• _EXERCISE INSTRUCTIONS_: Reproduce each line from the records that holds "this".

• _DATA EXCERPTS_:
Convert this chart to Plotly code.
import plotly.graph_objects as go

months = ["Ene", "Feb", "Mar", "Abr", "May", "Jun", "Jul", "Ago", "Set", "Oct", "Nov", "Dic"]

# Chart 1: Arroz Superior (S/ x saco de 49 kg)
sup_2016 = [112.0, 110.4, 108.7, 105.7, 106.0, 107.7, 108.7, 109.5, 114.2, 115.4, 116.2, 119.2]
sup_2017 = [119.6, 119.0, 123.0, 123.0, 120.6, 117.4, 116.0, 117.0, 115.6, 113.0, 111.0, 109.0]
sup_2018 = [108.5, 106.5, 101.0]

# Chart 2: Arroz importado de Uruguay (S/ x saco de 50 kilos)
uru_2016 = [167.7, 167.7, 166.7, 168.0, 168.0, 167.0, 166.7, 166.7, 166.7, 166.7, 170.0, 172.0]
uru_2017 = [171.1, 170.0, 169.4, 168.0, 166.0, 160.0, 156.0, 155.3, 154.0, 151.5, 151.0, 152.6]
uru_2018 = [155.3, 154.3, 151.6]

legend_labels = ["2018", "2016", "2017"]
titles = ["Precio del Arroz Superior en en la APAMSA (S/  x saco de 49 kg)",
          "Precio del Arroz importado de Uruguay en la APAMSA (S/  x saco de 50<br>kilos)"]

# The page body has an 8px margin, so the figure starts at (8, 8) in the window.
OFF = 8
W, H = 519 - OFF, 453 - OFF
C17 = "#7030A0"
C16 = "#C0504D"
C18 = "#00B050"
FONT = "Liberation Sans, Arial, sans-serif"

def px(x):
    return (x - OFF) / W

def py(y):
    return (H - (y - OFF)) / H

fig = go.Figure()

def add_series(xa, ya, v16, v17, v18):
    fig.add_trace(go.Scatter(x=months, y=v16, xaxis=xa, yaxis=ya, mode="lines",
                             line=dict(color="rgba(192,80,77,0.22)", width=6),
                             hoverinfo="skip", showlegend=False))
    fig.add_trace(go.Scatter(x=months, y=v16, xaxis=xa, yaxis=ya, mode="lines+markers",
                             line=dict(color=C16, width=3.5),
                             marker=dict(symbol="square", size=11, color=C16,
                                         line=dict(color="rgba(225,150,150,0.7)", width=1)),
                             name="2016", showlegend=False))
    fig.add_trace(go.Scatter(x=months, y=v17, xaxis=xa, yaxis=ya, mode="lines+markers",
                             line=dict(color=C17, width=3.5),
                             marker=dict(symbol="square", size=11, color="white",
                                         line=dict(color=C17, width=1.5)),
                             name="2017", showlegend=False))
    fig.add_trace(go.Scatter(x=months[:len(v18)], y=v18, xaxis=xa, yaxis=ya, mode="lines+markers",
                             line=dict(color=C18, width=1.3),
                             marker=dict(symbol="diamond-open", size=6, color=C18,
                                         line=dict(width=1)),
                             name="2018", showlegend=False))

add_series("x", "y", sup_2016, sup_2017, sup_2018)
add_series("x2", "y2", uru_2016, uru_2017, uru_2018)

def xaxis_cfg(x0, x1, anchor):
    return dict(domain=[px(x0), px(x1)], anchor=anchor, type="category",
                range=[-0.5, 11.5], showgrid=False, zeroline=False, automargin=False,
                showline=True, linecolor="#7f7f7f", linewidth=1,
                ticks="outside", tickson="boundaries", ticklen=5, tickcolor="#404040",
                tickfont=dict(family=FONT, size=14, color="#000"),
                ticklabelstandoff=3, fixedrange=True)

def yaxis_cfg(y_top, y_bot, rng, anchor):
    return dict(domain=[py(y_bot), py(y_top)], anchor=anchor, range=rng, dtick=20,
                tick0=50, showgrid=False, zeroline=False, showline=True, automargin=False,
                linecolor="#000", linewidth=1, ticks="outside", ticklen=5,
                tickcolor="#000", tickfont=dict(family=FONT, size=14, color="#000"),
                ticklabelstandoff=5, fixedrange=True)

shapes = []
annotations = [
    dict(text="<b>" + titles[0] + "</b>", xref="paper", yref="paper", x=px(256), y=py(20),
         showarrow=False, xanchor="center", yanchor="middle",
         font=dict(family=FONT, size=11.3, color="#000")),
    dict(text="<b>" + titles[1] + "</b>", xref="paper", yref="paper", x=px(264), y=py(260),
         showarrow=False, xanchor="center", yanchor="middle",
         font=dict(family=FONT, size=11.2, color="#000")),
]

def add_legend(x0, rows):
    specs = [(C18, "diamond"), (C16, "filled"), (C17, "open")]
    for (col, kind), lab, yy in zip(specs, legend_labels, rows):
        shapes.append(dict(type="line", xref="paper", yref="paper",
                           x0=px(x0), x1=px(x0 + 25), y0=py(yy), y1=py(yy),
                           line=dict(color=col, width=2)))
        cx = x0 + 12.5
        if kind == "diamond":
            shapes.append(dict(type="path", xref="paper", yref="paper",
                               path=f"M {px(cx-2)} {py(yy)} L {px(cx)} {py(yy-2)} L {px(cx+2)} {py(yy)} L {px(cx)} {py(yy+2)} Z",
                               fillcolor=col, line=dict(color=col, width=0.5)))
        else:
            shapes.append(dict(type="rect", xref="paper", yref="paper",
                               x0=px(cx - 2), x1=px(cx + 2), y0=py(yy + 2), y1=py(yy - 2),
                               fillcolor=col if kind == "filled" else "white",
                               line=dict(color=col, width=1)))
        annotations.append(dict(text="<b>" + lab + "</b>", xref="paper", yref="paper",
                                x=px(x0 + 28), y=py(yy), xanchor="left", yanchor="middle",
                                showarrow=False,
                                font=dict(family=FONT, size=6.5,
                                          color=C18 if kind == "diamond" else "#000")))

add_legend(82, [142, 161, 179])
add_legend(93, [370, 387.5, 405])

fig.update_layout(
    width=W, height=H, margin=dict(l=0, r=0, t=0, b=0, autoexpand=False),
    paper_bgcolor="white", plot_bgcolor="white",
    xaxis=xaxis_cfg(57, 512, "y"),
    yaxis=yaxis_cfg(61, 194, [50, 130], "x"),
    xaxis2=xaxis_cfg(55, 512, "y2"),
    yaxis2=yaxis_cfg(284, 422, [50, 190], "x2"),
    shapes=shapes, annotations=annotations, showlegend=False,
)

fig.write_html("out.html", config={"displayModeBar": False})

---

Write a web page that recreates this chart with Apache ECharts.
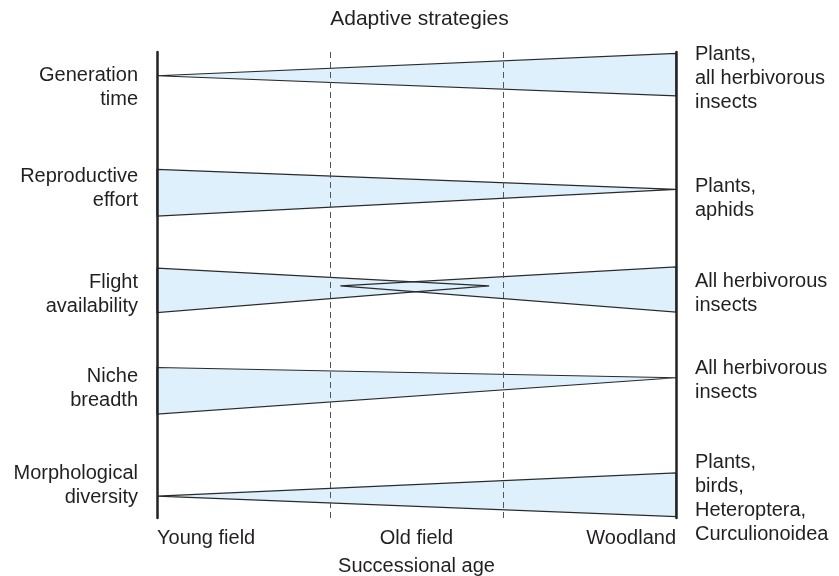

• _TASK ANSWER_:
Convert this chart to Plotly code.
Write a web page that recreates this chart with Apache ECharts.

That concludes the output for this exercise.